Retirement Plan Amendment Requirements Post-Windsor
Written by Ann Fievet
The recent release of Notice 2014-19 and IRS FAQs provide some initial pieces of the guidance that the IRS first promised in September 2013 regarding administrator obligations when amending employee benefit plans to account for the Supreme Court’s decision in United States v. Windsor and Rev. Rul. 2013-17.
Windsor found Section 3 of the Defense of Marriage Act (DOMA) unconstitutional in excluding same sex marriages from recognition as marriages under federal law. Rev. Rul. 2013-17 stated the IRS’s position that same-sex marriages entered into in a state that had legalized same-sex marriage would be recognized for federal tax purposes (including with respect to employee benefit plans) in states that did not themselves allow same-sex marriages (the “state of celebration” rule). Read our client alert on Rev. Rul. 2013-17 here.
Building on Rev. Rul. 2013-17, Notice 2014-19 and the FAQs clarify the following with respect to retirement plans:
- No plan amendment is needed if the plan did not specifically define spouse to exclude same-sex spouses. However, the ruling states that a clarifying amendment may be useful for purposes of plan administration.

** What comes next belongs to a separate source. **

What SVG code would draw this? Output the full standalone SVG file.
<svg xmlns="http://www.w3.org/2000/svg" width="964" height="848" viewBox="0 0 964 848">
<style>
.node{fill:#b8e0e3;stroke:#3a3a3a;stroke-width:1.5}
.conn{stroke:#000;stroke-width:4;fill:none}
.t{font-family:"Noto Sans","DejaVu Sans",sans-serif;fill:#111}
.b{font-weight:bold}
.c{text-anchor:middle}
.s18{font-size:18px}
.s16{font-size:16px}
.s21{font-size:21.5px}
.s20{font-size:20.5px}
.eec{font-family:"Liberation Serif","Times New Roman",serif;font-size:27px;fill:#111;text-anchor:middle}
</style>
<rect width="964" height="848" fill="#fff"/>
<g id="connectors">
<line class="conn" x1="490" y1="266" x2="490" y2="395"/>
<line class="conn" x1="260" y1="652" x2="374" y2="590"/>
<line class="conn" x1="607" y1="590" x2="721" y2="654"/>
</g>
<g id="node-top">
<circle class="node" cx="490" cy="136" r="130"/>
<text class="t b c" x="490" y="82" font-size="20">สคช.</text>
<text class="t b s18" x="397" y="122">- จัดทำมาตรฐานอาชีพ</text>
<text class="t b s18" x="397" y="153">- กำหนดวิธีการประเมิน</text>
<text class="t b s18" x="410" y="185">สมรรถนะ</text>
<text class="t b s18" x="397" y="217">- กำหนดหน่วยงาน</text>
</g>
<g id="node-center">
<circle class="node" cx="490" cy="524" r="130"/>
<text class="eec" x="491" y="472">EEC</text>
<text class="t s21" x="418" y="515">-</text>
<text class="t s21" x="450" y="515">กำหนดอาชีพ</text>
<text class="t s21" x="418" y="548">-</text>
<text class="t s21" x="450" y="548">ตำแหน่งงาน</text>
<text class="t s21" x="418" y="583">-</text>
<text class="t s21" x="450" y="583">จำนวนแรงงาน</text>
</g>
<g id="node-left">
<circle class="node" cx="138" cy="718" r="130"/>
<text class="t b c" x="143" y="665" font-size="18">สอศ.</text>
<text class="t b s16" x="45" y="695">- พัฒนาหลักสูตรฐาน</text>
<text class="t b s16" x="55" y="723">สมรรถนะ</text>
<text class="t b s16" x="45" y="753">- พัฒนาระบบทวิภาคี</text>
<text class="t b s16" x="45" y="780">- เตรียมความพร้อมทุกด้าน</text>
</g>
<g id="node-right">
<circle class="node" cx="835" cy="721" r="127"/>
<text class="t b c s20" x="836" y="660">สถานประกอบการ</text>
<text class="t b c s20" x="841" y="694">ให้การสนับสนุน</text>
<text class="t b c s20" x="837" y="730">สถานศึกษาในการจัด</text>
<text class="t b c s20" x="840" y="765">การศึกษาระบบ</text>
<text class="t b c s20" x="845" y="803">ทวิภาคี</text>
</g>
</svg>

- Plans must have begun recognizing same-sex marriages as they do any other marriage (1) by June 26, 2013 (the date of the Windsor decision) for same-sex spouses domiciled in states that recognized same-sex marriages and (2) by September 16, 2013 (the date that the IRS issued Rev. Rul. 2013-17) for same-sex spouses domiciled in states that do not recognize same-sex marriages. This includes treating a same-sex spouse as the default beneficiary under a retirement plan absent a valid spousal waiver in the case of a participant’s death on or after June 26, 2013, regardless of conflicting plan terms or any prior beneficiary designation to which the same-sex spouse had not consented.
- Plans can be amended to grant spousal rights to same-sex spouses effective as of a date earlier than June 26, 2013, but will have to be mindful of other Code qualification requirements. As the IRS points out, “recognizing same-sex spouses for all purposes under a plan prior to June 26, 2013 may trigger requirements that are difficult to implement retroactively.” If a plan sponsor wishes to extend spousal benefits under a plan to same-sex couples prior to June 26, 2013 a plan amendment is required regardless of plan terms and must be adopted by December 31, 2014 for calendar year plans.
- Specifically with respect to underfunded single-employer defined benefit plans, an amendment recognizing same-sex spouses (or simply administering the plan to treat same-sex spouses as spouses under the plan, if the plan had not specifically excluded them prior to the Windsor decision) would not require additional funding or attainment of an 80% funding percentage if the amendment (or operational change) takes effect on June 26, 2013. However, amending the plan to recognize same-sex spouses any earlier would require an additional funding contribution to the plan.
Perhaps the most important take-away from this new guidance is the reminder that qualified plans need to be administered consistently with the Supreme Court’s holding in Windsor and with Notice 2013-17 as of June 26, 2013 (for purposes of recognizing same-sex marriages in states that recognize such marriages) and September 16, 2013 (for purposes of recognizing same-sex marriages in all states in which a couple is domiciled, regardless of the state’s recognition of the marriage under state law). Plan administrators should review plan operations to make sure their retirement plans have been administered consistently with the law as it has changed over the past year and correct any errors, if necessary. Corrections involving exclusion of same-sex spouses from rights under the plan should be made consistently with the IRS’s correction methodology in Rev. Proc. 2013-12 and may require an IRS filing, depending on the extent of the error.
Employers should also notify employees, if they haven’t already, of their rights under the plans. This may involve email or written notifications requesting that same-sex spouses update their personnel records to include their spouse’s information, re-soliciting beneficiary designations, etc. While a plan administrator could not be held at fault for not administering benefits to a participants with a same-sex spouse who it had no knowledge of, it would be advisable from an employee relations standpoint to be proactive in communicating these changes to employees and getting appropriate documentation for all employees in a same-sex marriage as soon as possible.